Schmieröl gegen Antagonismen

Wie wird dialektisch ein Antagonismus aufgehoben? Und: Kann dialektisch gedacht werden ausser in Antagonismen? Aber: Sind Antagonismen, insofern sie sich als These und Antithese dialektisch aufheben lassen, gar keine (mehr)? Antagonismen konstituieren ja eigentlich ein manichäisches Denksystem. Die dialektische Denkweise ist so gesehen das «Schmieröl», das Antagonismen für ihre Aufhebung «geschmeidig» macht.

Manichäismus sagt moralisch unversöhnlich: Das Gegenteil von schwarz ist weiss und umgekehrt. Dialektik sagt politisch-strategisch: Schwarz ist schwarz nur insofern, als es ein Weisses gibt; denn gäbe es kein Weiss, wäre das Schwarze als solches gar nicht erkennbar: Darum ist – Synthese – weiss ein konstituierender Teil von schwarz und umgekehrt. (Die Behauptung, dass sich schwarz und weiss in einem Grauton aufheben würden, wäre dann die realpolitisch gefederte Form einer Synthese.)

Schwarz wird zwar niemals weiss (oder grau), aber innerhalb des dialektischen Gedankens erscheint es als neues Phänomen: Das antagonistische Eine wird zur Bedingung für sein Gegenteil. Und je mehr zwei Pole antagonistisch erkennbar werden, desto mehr sind sie zwei Seiten eines neuen Ganzen auf einer höheren Ebene, dessen antagonistischer Pol als Antithese immer schon da ist. (Soviel glaube ich in diesem Punkt bisher von Hegel verstanden zu haben.)

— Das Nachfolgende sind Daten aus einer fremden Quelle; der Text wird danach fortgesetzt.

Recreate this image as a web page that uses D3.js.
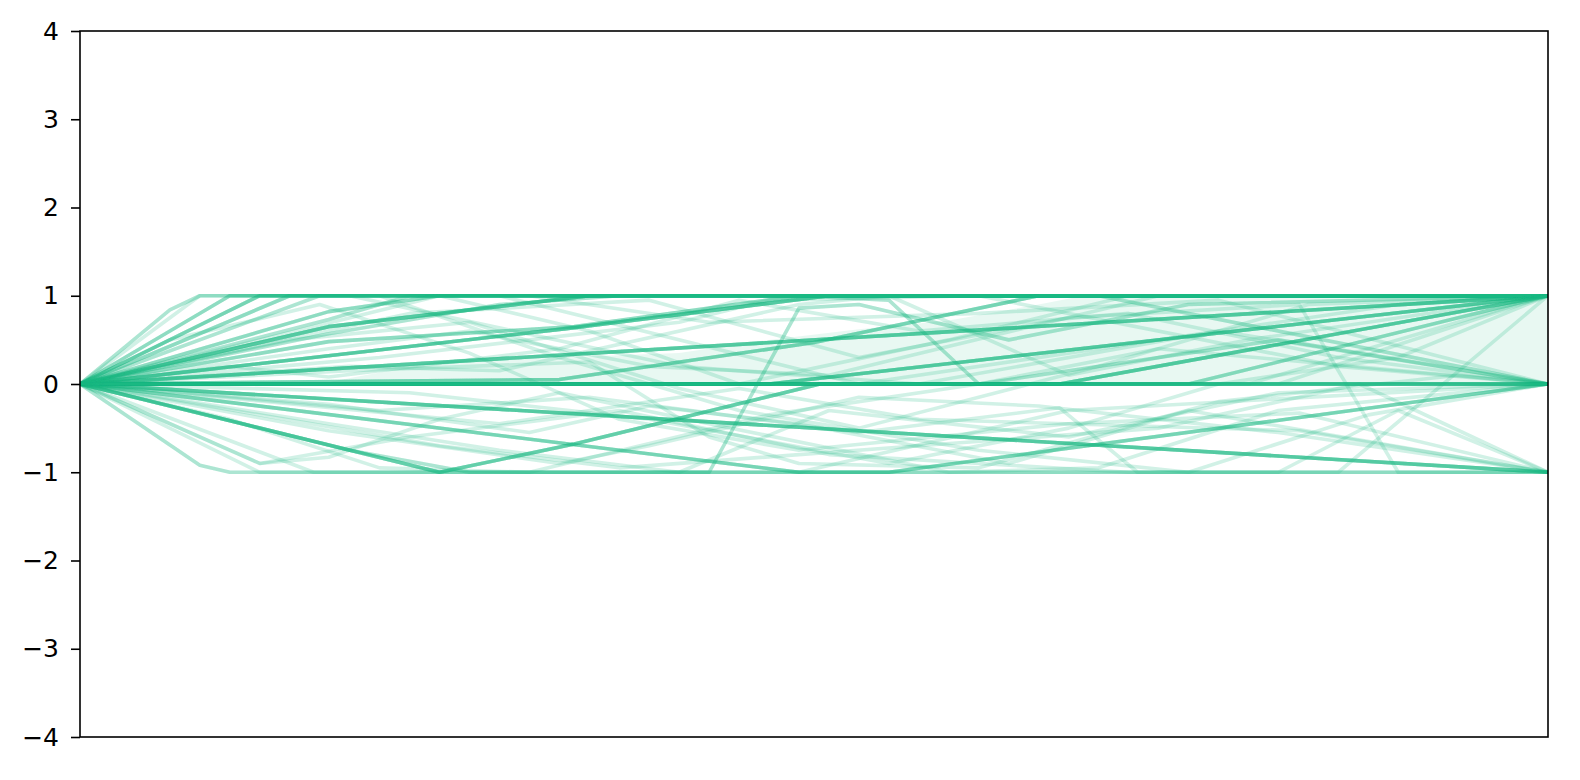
<!DOCTYPE html>
<html>
<head>
<meta charset="utf-8" />
<title>paths</title>
<script src="https://cdn.jsdelivr.net/npm/d3@7/dist/d3.min.js"></script>
<style>
    body { margin: 0px; background: #fff; }
    .tick text { font-family: "DejaVu Sans", sans-serif; font-size: 25px; }
</style>
</head>
<body>
<svg id="chart" width="1580" height="780"></svg>
<script>

// each path: [runs, [[step, value], ...]]  runs = how many identical runs lie on that path
var flatPaths = [
    [5, [[0,0],[49,0]]]
];

var upperPaths = [
    [6, [[0,0],[49,1]]],
    [6, [[0,0],[8.3,0.65],[17,1],[49,1]]],
    [6, [[0,0],[16.3,0.63],[25,1],[49,1]]],
    [3, [[0,0],[8.3,0.48],[16.5,0.65],[24,1],[49,1]]],
    [6, [[0,0],[23,0],[49,1]]],
    [6, [[0,0],[32.7,0],[49,1]]],
    [4, [[0,0],[16,0.05],[24.5,0.47],[32,1],[49,1]]],
    [3, [[0,0],[37,0],[49,1]]],
    [1, [[0,0],[39,0],[49,1]]],
    [1, [[0,0],[40,0],[49,1]]],
    [2, [[0,0],[3,0.84],[4,1],[49,1]]],
    [2, [[0,0],[5,1],[49,1]]],
    [3, [[0,0],[6,1],[49,1]]],
    [2, [[0,0],[7,1],[49,1]]],
    [2, [[0,0],[8,1],[49,1]]],
    [3, [[0,0],[8.3,0.82],[12,1],[49,1]]]
];

var lowerPaths = [
    [6, [[0,0],[49,-1]]],
    [4, [[0,0],[24,-1],[27,-1],[40.7,-0.38],[49,0]]],
    [5, [[0,0],[12,-1],[16.5,-0.68],[24.7,0],[49,0]]],
    [2, [[0,0],[4,-0.92],[5,-1],[49,-1]]],
    [1, [[0,0],[6,-1],[49,-1]]],
    [1, [[0,0],[7.8,-1],[20,-1],[25,-0.3],[33,-0.6],[40,-0.1],[49,0]]],
    [1, [[0,0],[8.3,-0.23],[15,-0.55],[19,-0.25],[24,-0.45],[31,-0.9],[37,-0.3],[49,-1]]],
    [1, [[0,0],[8.3,-0.45],[14,-0.75],[20,-1],[24,-1],[33,-0.3],[49,0]]],
    [1, [[0,0],[8.3,-0.53],[16,-0.9],[19,-0.7],[26,-0.15],[32,-0.25],[40,-0.55],[49,-1]]],
    [1, [[0,0],[6,-0.9],[8.3,-0.83],[12,-0.4],[16,-0.1],[21,-0.45],[29,-1],[34,-0.95],[40,-0.3],[49,0]]],
    [1, [[0,0],[6,-0.9],[11,-0.6],[18,-0.3],[25,-0.8],[35,-1],[42,-1],[49,1]]],
    [2, [[0,0],[9,-0.75],[13,-1],[21,-1],[24,0.86],[26,0.9],[31,0.5],[37,0.9],[49,1]]],
    [1, [[0,0],[10,-0.3],[17,-0.15],[26,-0.55],[32.7,-0.27],[35.3,-1],[37,-1],[43,-0.35],[49,0]]],
    [1, [[0,0],[11,-0.1],[19,-0.4],[27,-0.9],[33,-0.5],[38,0],[44,0.3],[49,1]]],
    [1, [[0,0],[5,-0.4],[10,-0.95],[15,-1],[23,-0.35],[30,0],[36,0.4],[49,0]]],
    [1, [[0,0],[14,-0.45],[22,-0.05],[28,-0.4],[40.7,-0.53],[49,-1]]],
    [1, [[0,0],[12,-0.7],[18,-0.95],[28,-0.7],[36,-0.5],[42.7,0],[49,-1]]]
];

var crossPaths = [
    [1, [[0,0],[4,1],[14,1],[26,0],[34,0.4],[44,0.9],[49,1]]],
    [1, [[0,0],[6,1],[9,1],[20,0.2],[28,0],[38,0.6],[49,0]]],
    [2, [[0,0],[8.3,0.73],[11,1],[24,1],[27,0.95],[30,0],[40,0.5],[49,0]]],
    [2, [[0,0],[8.3,0.57],[14,0.9],[18,1],[34,1],[49,0]]],
    [1, [[0,0],[8.3,0.4],[13,0.6],[19,0.2],[25,0.1],[36,1],[49,1]]],
    [1, [[0,0],[5,0.2],[8.3,0.08],[16,0.4],[22,0.95],[28,0.6],[35,0.8],[42,0.3],[49,0]]],
    [1, [[0,0],[12,1],[17,0.6],[22,0],[29,0.5],[35,1],[49,1]]],
    [1, [[0,0],[7,1],[15,1],[21,0.7],[30,0.8],[38,0.95],[49,0]]],
    [1, [[0,0],[10,0.3],[20,0.7],[23,0.95],[30,1],[42,0.2],[49,0]]],
    [1, [[0,0],[9,0.2],[14,0.15],[24,0.9],[27,1],[33,0.1],[39,0.5],[49,1]]],
    [1, [[0,0],[5,1],[10,1],[16,0.3],[22,-0.3],[30,-0.75],[37,-1],[40,-1],[44,-0.3],[49,-1]]],
    [1, [[0,0],[7,0.5],[13,0.7],[20,-0.05],[26,-0.5],[34,0.2],[41,0.9],[49,1]]],
    [1, [[0,0],[3,0.5],[8,0.9],[13,0.35],[18,-0.4],[24,-0.75],[33,-0.45],[40.7,-0.33],[49,-1]]],
    [1, [[0,0],[9,0.15],[17,0.25],[21,-0.6],[24,-0.9],[30,-0.95],[38,-0.2],[46,0.1],[49,0]]],
    [1, [[0,0],[11,0.8],[19,0.95],[26,0.3],[33,0.75],[40.7,0.9],[44,-1],[49,-1]]]
];

// shaded band: lower edge at 0, upper edge
var bandSteps = [0, 8, 9.5, 12, 16, 20, 23, 26, 29, 32, 33.5, 49];
var bandUpper = [0, 0, 0.1, 0.25, 0.3, 0.35, 0.5, 0.62, 0.72, 0.9, 1, 1];

var yTicks = [-4, -3, -2, -1, 0, 1, 2, 3, 4];


function main() {

    var margin = {left: 80, top: 31, right: 1548, bottom: 737};
    var green = '#1ab883';

    var svg = d3.select('#chart');

    var x = d3.scaleLinear().domain([0, 49]).range([margin.left, margin.right]);
    var y = d3.scaleLinear().domain([-4, 4]).range([margin.bottom, margin.top]);

    svg.append('defs').append('clipPath').attr('id', 'plot-clip')
        .append('rect')
        .attr('x', margin.left).attr('y', margin.top)
        .attr('width', margin.right - margin.left)
        .attr('height', margin.bottom - margin.top);

    var plot = svg.append('g').attr('clip-path', 'url(#plot-clip)');

    // band
    var band = d3.area()
        .x(function(d, i) { return x(bandSteps[i]); })
        .y0(function() { return y(0); })
        .y1(function(d) { return y(d); });

    plot.append('path')
        .datum(bandUpper)
        .attr('d', band)
        .style('fill', green)
        .style('fill-opacity', 0.1);

    // unroll runs so identical runs stack their transparency
    var all = [].concat(crossPaths, lowerPaths, upperPaths, flatPaths);
    var runs = [];
    all.forEach(function(p) {
        for (var i = 0; i < p[0]; i++) runs.push(p[1]);
    });

    var line = d3.line()
        .x(function(d) { return x(d[0]); })
        .y(function(d) { return y(d[1]); });

    plot.selectAll('path.run')
        .data(runs)
        .enter().append('path')
        .attr('class', 'run')
        .attr('d', line)
        .style('fill', 'none')
        .style('stroke', green)
        .style('stroke-opacity', 0.2)
        .style('stroke-width', 3.6)
        .style('stroke-linejoin', 'round');

    // axes
    var yAxis = d3.axisLeft(y)
        .tickValues(yTicks)
        .tickSize(9)
        .tickPadding(12)
        .tickFormat(function(d) { return d < 0 ? '\u2212' + Math.abs(d) : d; });

    var gy = svg.append('g')
        .attr('transform', 'translate(' + margin.left + ',0)')
        .call(yAxis)
        .attr('font-size', 25)
        .attr('font-family', 'DejaVu Sans, sans-serif');
    gy.select('.domain').remove();
    gy.selectAll('line').style('stroke', '#000').style('stroke-width', 1.6);
    gy.selectAll('text').style('fill', '#000');

    // frame
    svg.append('rect')
        .attr('x', margin.left).attr('y', margin.top)
        .attr('width', margin.right - margin.left)
        .attr('height', margin.bottom - margin.top)
        .style('fill', 'none')
        .style('stroke', '#000')
        .style('stroke-width', 1.6);
}

main();

</script>
</body>
</html>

Vielleicht reagiert menschliches Erkenntnisvermögen überhaupt nur auf jene Fragmente der Wirklichkeit, die im Blitz eines Widerspruchs aufscheinen. Solche erhellenden Blitze setzen ja voraus, dass das, was den Widerspruch erzeugt, als These bereits vorhanden ist.

(27./30.9.1990; 21.11.1997; 22.+29.01.2018)

 

Nachtrag

Heute lese ich dieses Werkstück als Versuch, aus einem antagonistisch argumentierenden Moralismus heraus zu einem politischen Denken zu finden. Als wenig politischen Moralisten wurde ich auf der WoZ-Redaktion ab 1982 insbesondere in den ersten Jahren wohl nicht zu Unrecht nicht nur bezeichnet, sondern auch behandelt: Routinemässig gab man mir zu verstehen, dass man mich, wenn’s ums Eingemachte ging, denn doch nicht ganz ernst zu nehmen vermöge. (Ich schränke ein: So ist heute meine Erinnerung, ob es tatsächlich so war, weiss ich nicht mehr – mag sein, meine damaligen Minderwertigkeitsgefühle haben die Erinnerung verfärbt, und mir scheinen deshalb heute berechtigte Gegenargumente als paternalistisch-ironisches Nichternstnehmen.)

Im übrigen müsste ich meinen Versuch, mir Friedrich Hegels Dialektik-Theorem für den Hausgebrauch zurechtzulegen, bei Gelegenheit noch zusammendenken mit folgender Bemerkung von Karl Marx: «Die Mystifikation, welche die Dialektik in Hegels Händen erleidet, verhindert in keiner Weise, dass er ihre allgemeinen Bewegungsformen zuerst in umfassender und bewusster Weise dargestellt hat. Sie steht bei ihm auf dem Kopf. Man muss sie umstülpen, um den rationellen Kern in der mystischen Hülle zu entdecken. / In ihrer mystifizierten Form ward die Dialektik deutsche Mode, weil sie das Bestehende zu verklären schien. In ihrer rationellen Gestalt ist sie dem Bürgertum und seinen doktrinären Wortführern ein Ärgernis und ein Greuel, weil sie in dem positiven Verständnis des Bestehenden zugleich auch das Verständnis seiner Negation, seines notwendigen Untergangs einschliesst, jede gewordne Form im Flusse der Bewegung, also auch nach ihrer vergänglichen Seite auffasst, sich durch nichts imponieren lässt, ihrem Wesen nach kritisch und revolutionär ist.»[1]

[1] Karl Marx/Friedrich Engels: Werke Band 3: Deutsche Ideologie. Berlin (Dietz Verlag) 1983, S. 27f.